Inevitably the garden delivers gluts, but what the Muffets can’t use, they preserve or give away. “When life gives you tomatoes, you make passata,” Wendy says. “We make copious jams, preserves, pickles and ferments. We encourage our guests to help themselves to the garden and we give the surplus to schools and Meals on Wheels. There’s also an industrial-sized compost heap and chooks take care of the rest. Nothing goes to waste here.”

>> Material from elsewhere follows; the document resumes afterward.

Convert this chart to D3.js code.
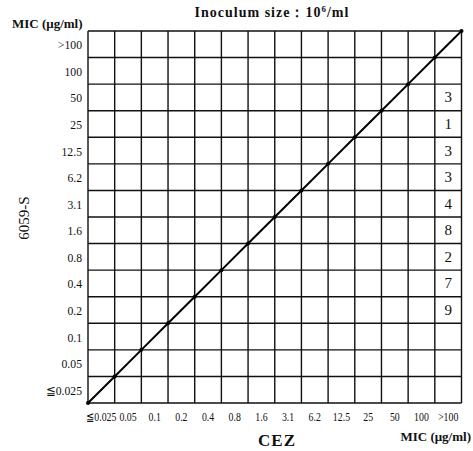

It wasn’t always thus. In the 1970s, when Kim and Wendy met as agricultural science students at Hawkesbury Agricultural College, and then married, chemistry was king. “We came home and terrorised Kim’s dad with our newfangled ideas,” Wendy says. “In fact, we ran the farm pretty hard. We were side by side in the paddock and we thought we had the scientific knowledge to make it work. I was out there driving the spray rig and we spent gazillions on fertiliser. But then nature donged us on the head a couple of times and we had to rethink.”

Girragirra’s food forest sustains the Muffets and their friends and guests.

Gradually the Muffets converted to more holistic resource management techniques. They cite good teachers, including Zimbabwean ecologist Allan Savory, Grazing for Profit’s Terry McCosker, Mark Gardner of Vanguard in Dubbo, as well regenerative farmers David Marsh and Charlie Massy. “It just made sense to stop spending money on chemicals and fertiliser, and encourage ground covers for weed control,” Wendy says. “Also, to stop investing in machinery by hiring contractors when you need them.”

“We hope to show people that it is possible to manage holistically and grow food successfully,” Kim says. “At the end of the day, we’re only custodians of the land, so it’s a good idea to take care of it properly.”